If this would cause problems for you,
please provide us feedback at https://github.com/pandas-dev/pandas/issues/54466
        
  import pandas as pd


In [2]:
df = pd.read_csv('spam_or_not_spam.csv')
df.head(5)

Unnamed: 0,email,label
0,date wed NUMBER aug NUMBER NUMBER NUMBER NUMB...,0
1,martin a posted tassos papadopoulos the greek ...,0
2,man threatens explosion in moscow thursday aug...,0
3,klez the virus that won t die already the most...,0
4,in adding cream to spaghetti carbonara which ...,0


In [3]:
# Load the pre-trained English language model with medium-sized word vectors
nlp = spacy.load("en_core_web_md")

In [4]:
def email_to_vector(email):
    # Process the email with spaCy
    doc = nlp(email)

    # Extract word vectors and calculate the average vector
    word_vectors = [token.vector for token in doc if token.has_vector]
    
    if word_vectors:
        avg_vector = np.mean(word_vectors, axis=0)
        return avg_vector
    else:
        # If no word vectors are found, return a zero vector
        return np.zeros(nlp.vocab.vectors.shape[1])

In [5]:
def process_emails(df):
    vectors = []
    labels = []

    for index, row in df.iterrows():
        email = row['email']
        label = row['label']
        email = str(email)
        # Convert email to vector
        vector = email_to_vector(email)

        # Append vector and label to lists
        vectors.append(vector)
        labels.append(label)

    return np.array(vectors), np.array(labels)

In [6]:
# Process emails and labels
vectors, labels = process_emails(df)

# Print vectors and labels
print("Vectors:\n", vectors[:5])
print("Labels:\n", labels[:5])

Vectors:
 [[-0.34246749 -0.31992501 -1.38089931 ... -1.76729345 -1.80014443
   0.03079836]
 [-1.0956682   1.04971981 -2.71677542 ... -1.53641939 -3.20208693
   1.19321811]
 [-1.69103181  0.94615138 -1.79006374 ... -1.25015318 -2.36384511
   1.25686538]
 [-0.8480776   0.58890224 -1.95315635 ... -1.97730875 -1.83998895
   0.63771141]
 [-0.87737048  1.10694838 -2.03774714 ... -1.11400509 -3.75652146
   1.08556521]]
Labels:
 [0 0 0 0 0]


In [7]:
from pybloom_live import ScalableBloomFilter
from sklearn.model_selection import train_test_split
from sklearn.metrics import accuracy_score

# Split the dataset into training and testing sets
X_train, X_test, y_train, y_test = train_test_split(vectors, labels, test_size=0.2, random_state=42)
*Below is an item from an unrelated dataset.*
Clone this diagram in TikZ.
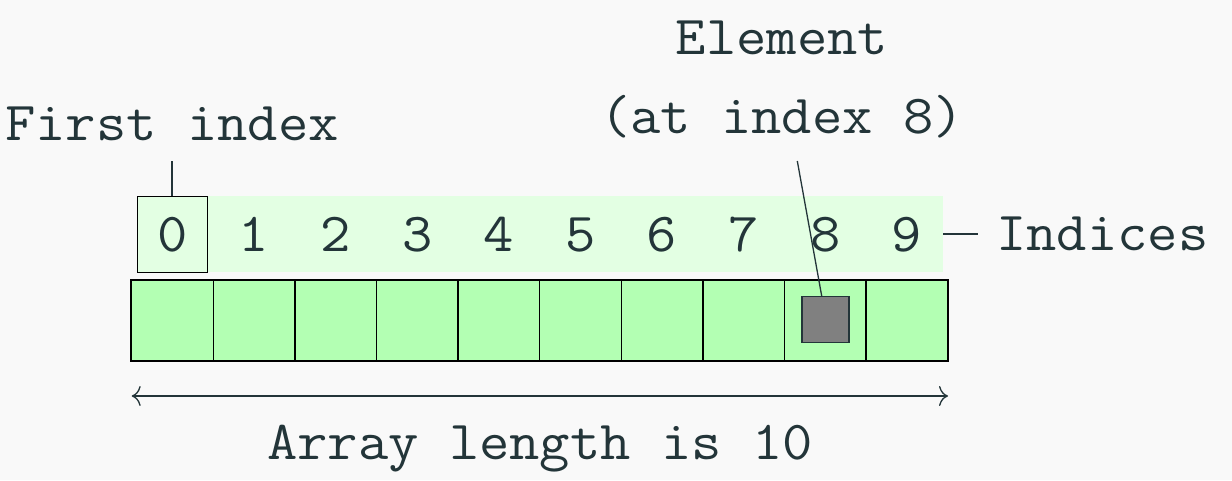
\documentclass[tikz,border=0pt]{standalone}
\usepackage{fontspec}
\setmonofont{Latin Modern Mono}[FakeStretch=1.07]
\usetikzlibrary{arrows.meta}
\definecolor{bg}{HTML}{F9F9F9}
\definecolor{ink}{HTML}{233539}
\definecolor{band}{HTML}{E3FFE3}
\definecolor{cell}{HTML}{B3FFB3}
\definecolor{elem}{HTML}{808080}
\tikzset{
  lbl/.style={font=\ttfamily\fontsize{55}{60}\selectfont, text=ink, inner sep=0pt, anchor=base},
  cellbox/.style={draw=black, fill=cell, line width=1.3pt, minimum width=81.6pt, minimum height=80pt, inner sep=0pt},
  conn/.style={draw=ink, line width=1.3pt},
}
\begin{document}
\begin{tikzpicture}[x=1pt,y=-1pt]
\fill[bg] (0,0) rectangle (1232,480);
\useasboundingbox (0,0) rectangle (1232,480);
% index band
\node[fill=band, minimum width=806pt, minimum height=76pt, inner sep=0pt] (band) at (540,234) {};
\node[draw=black, line width=1pt, minimum width=70pt, minimum height=76pt, inner sep=0pt] (box0) at (172,234) {};
% cells and indices
\foreach \i in {0,...,9} {
  \node[cellbox] (c\i) at ({131.7+40.8+81.6*\i},320.3) {};
  \node[lbl] (i\i) at ({131.7+40.8+81.6*\i},251) {\i};
}
\draw[black, line width=2pt] (c0.north west) rectangle (c9.south east);
% element
\node[draw=ink, fill=elem, line width=1.5pt, minimum width=47pt, minimum height=46pt, inner sep=0pt] (sq) at (825.5,319.7) {};
% labels
\node[lbl] (fidx) at (172,140) {First index};
\node[lbl] (el1) at (782,54) {Element};
\node[lbl] (el2) at (782,133) {(at index 8)};
\node[lbl, anchor=base west] (ind) at (996,250) {Indices};
\node[lbl] (len) at (540,459) {Array length is 10};
% connectors
\coordinate (fidxend) at (172,161);
\draw[conn] (fidxend) -- (box0.north);
\coordinate (elend) at (797.3,161);
\draw[conn] (elend) -- ([xshift=-3.8pt]sq.north);
\coordinate (indend) at (978,234);
\draw[conn] (band.east) -- (indend);
\coordinate (al) at (131.7,396);
\coordinate (ar) at (948,396);
\draw[conn, {Computer Modern Rightarrow[length=9pt,width=20pt]}-{Computer Modern Rightarrow[length=9pt,width=20pt]}] (al) -- (ar);
\end{tikzpicture}
\end{document}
# Train a Bloom filter on the training set
bloom_filter = ScalableBloomFilter(mode=ScalableBloomFilter.SMALL_SET_GROWTH)
for vector, label in zip(X_train, y_train):
    if label == 1:  # Spam
        bloom_filter.add(vector.tobytes())

# Test the Bloom filter on the testing set
predictions = [1 if bloom_filter.__contains__(vector.tobytes()) else 0 for vector in X_test]

# Evaluate the accuracy of the Bloom filter
accuracy = accuracy_score(y_test, predictions)
print("Bloom Filter Accuracy:", accuracy)

Bloom Filter Accuracy: 0.8966666666666666


In [8]:
from sklearn.metrics import confusion_matrix

# Evaluate the confusion matrix
cm = confusion_matrix(y_test, predictions)

# Convert confusion matrix to a Pandas DataFrame
confusion_matrix_df = pd.DataFrame(cm, index=['Actual Positive', 'Actual Negative'], columns=['Predicted Positive', 'Predicted Negative'])

# Extract values from the confusion matrix
TP = confusion_matrix_df.loc['Actual Positive', 'Predicted Positive']
TN = confusion_matrix_df.loc['Actual Negative', 'Predicted Negative']
FP = confusion_matrix_df.loc['Actual Negative', 'Predicted Positive']
FN = confusion_matrix_df.loc['Actual Positive', 'Predicted Negative']

# Calculate true positive rate (sensitivity)
tpr = TP / (TP + FN)
fpr = FP / (TP + FN)

print("True Positive rate (TPR): ", tpr)
print("False Positive Rate (FPR):", fpr)

True Positive rate (TPR):  1.0
False Positive Rate (FPR): 0.12277227722772277